Hal tersebut dikemukakan oleh Dr. Thomas Kristiatmo, S.S., M.Hum., STL. dalam Oratio Fakultas Filsafat Universitas Katolik Parahyangan (FF UNPAR) yang dilaksanakan pada Sabtu, (25/2/2023) lalu di Kampus Filsafat UNPAR, Jalan Nias, Kota Bandung.
Thomas mengatakan bahwa yang dibutuhkan bukan hanya sekedar summa teologia saja. Lebih dari itu, summa sociologia adalah hal yang diperlukan untuk masyarakat dalam berteologi.
“Yang dibutuhkan itu bukan saja summa teologia tapi yang dibutuhkan untuk masyarakat atau berteologi adalah summa sociologia,” tuturnya.
Dia mengatakan bahwa kebenaran dalam berfilsafat akan dibuktikan ketika seseorang membuat judgement.
“Kebenaran hanya didapat ketika membuat judgement dan menerima tanggung jawab untuk membuat judgement, tidak membiarkan mengambang,” ujarnya.
Lebih lanjut, dia menjelaskan 4 level kesadaran menurut Bernard Lonergan yaitu :
- Tingkat empiris: Kita semua mengalami itu sejak lahir maka dunia yang ada disana disebut common sense.

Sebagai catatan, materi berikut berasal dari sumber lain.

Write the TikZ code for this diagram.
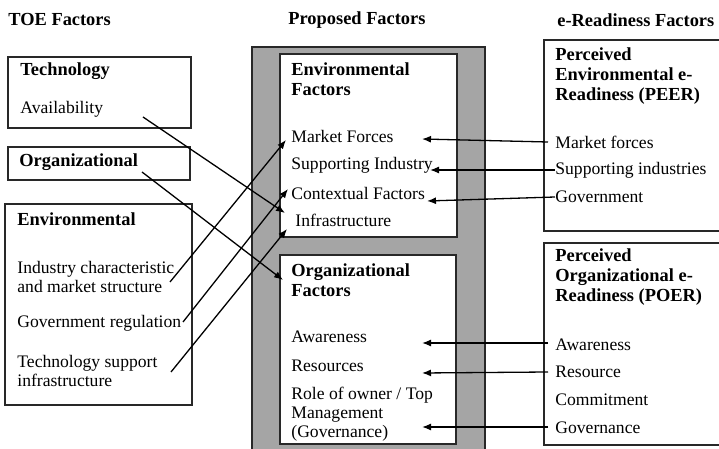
\documentclass[tikz,border=0pt]{standalone}
\usepackage{fontspec}
\setmainfont{Liberation Serif}
\usetikzlibrary{arrows.meta, positioning, calc}
\definecolor{frameline}{RGB}{40,40,40}
\definecolor{shade}{RGB}{165,165,165}
\tikzset{
  frame/.style={draw=frameline, line width=0.85pt},
  head/.style={anchor=west, inner sep=0pt, align=left,
               font=\fontsize{9.2}{9.9}\selectfont\bfseries},
  item/.style={anchor=west, inner sep=0pt, align=left,
               font=\fontsize{8.8}{9.4}\selectfont},
  link/.style={-{Latex[length=4.5pt,width=3.5pt]}, line width=0.65pt, black},
}

\begin{document}
\begin{tikzpicture}[x=0.5pt, y=-0.5pt]
        \useasboundingbox (0,0) rectangle (719,449);
        \clip (0,0) rectangle (719,449);

        % column headers
        \node[head] (toeh) at (8,20) {TOE Factors};
        \node[head] (proph) at (288,20) {Proposed Factors};
        \node[head] (erh) at (557,20) {e-Readiness Factors};

        % TOE factors
        \draw[frame] (8,57) rectangle (191,128);
        \node[head] (techt) at (20,71) {Technology};
        \node[item] (avail) at (20,109) {Availability};
        \draw[frame] (8,147) rectangle (190,180);
        \node[head] (orgt) at (19,162) {Organizational};
        \draw[frame] (5,204) rectangle (192,405);
        \node[head] (envt) at (17,219) {Environmental};
        \node[item] (ind) at (17,277) {Industry characteristic\\and market structure};
        \node[item] (gov) at (17,323) {Government regulation};
        \node[item] (tsi) at (17,371) {Technology support\\infrastructure};

        % proposed factors
        \draw[frame, fill=shade] (252,47) rectangle (485,455);
        \draw[frame, fill=white] (280,54) rectangle (457,237);
        \node[head] (envft) at (291,79) {Environmental\\Factors};
        \node[item] (mf) at (291,136) {Market Forces};
        \node[item] (si) at (291,165) {Supporting Industry};
        \node[item] (cf) at (291,193) {Contextual Factors};
        \node[item] (inf) at (295,220) {Infrastructure};
        \draw[frame, fill=white] (280,255) rectangle (456,444);
        \node[head] (orgft) at (291,280) {Organizational\\Factors};
        \node[item] (aw) at (291,337) {Awareness};
        \node[item] (res) at (291,366) {Resources};
        \node[item] (role) at (291,414) {Role of owner / Top\\Management\\(Governance)};

        % e-readiness factors
        \draw[frame] (544,40) rectangle (725,231);
        \node[head] (peert) at (555,76) {Perceived\\Environmental e-\\Readiness (PEER)};
        \node[item] (pmf) at (555,142) {Market forces};
        \node[item] (psi) at (555,170) {Supporting industries};
        \node[item] (pgov) at (555,197) {Government};
        \draw[frame] (544,243) rectangle (725,445);
        \node[head] (poert) at (555,277) {Perceived\\Organizational e-\\Readiness (POER)};
        \node[item] (paw) at (555,345) {Awareness};
        \node[item] (pres) at (555,372) {Resource};
        \node[item] (pcom) at (555,400) {Commitment};
        \node[item] (pgovn) at (555,428) {Governance};

        % TOE to proposed
        \draw[link] ($(avail.west)+(123,8)$) -- ($(inf.west)+(-10,-7)$);
        \draw[link] ($(orgt.west)+(123,10)$) -- ($(orgft.west)+(-8,0)$);
        \draw[link] ($(ind.west)+(153,5)$) -- ($(mf.west)+(-5,4)$);
        \draw[link] ($(gov.west)+(166,-1)$) -- ($(cf.west)+(-3,-4)$);
        \draw[link] ($(tsi.west)+(154,1)$) -- ($(inf.west)+(-8,9)$);

        % e-readiness to proposed
        \draw[link] ($(pmf.west)+(-7,0)$) -- ($(mf.west)+(131,3)$);
        \draw[link] (psi.west) -- ($(si.west)+(139,5)$);
        \draw[link] (pgov.west) -- ($(cf.west)+(136,8)$);
        \draw[link] ($(paw.west)+(-7,-2)$) -- ($(aw.west)+(131,6)$);
        \draw[link] ($(pres.west)+(-7,0)$) -- ($(res.west)+(131,7)$);
        \draw[link] ($(pgovn.west)+(-7,-1)$) -- ($(role.west)+(131,13)$);

      \end{tikzpicture}
\end{document}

Level yang tidak pernah hilang dan tidak ada pembeda.
- Tingkat intelektual: Berusaha mengerti, mulai mengumpulkan teori.
- Tingkat rasional: Tahapan dimana kesimpulannya hanya 2 yaitu ini/bukan ini, dari itu orang membuat keputusan yang bertanggung jawab.
- Tingkat responsible: Membuat keputusan yang dijalankan.
Dia juga menjelaskan untuk menjalankan tahapan diatas, kita bisa saja mengalami bias dramatik, bias individual, bias grup, dan bias general. Thomas juga mengatakan, jika kita hendak mempelajari Lonergan, gagasan Thomist harus dipahami terlebih dahulu sebagai latar belakang.
“Kalau orang hendak mempelajari Lonergan, gagasan Thomist harus dimengerti terlebih dahulu sebagai background. Tanpa ini orang tak akan pernah bisa menerapkan metode itu,” tutur Thomas. (JES-Humkoler UNPAR)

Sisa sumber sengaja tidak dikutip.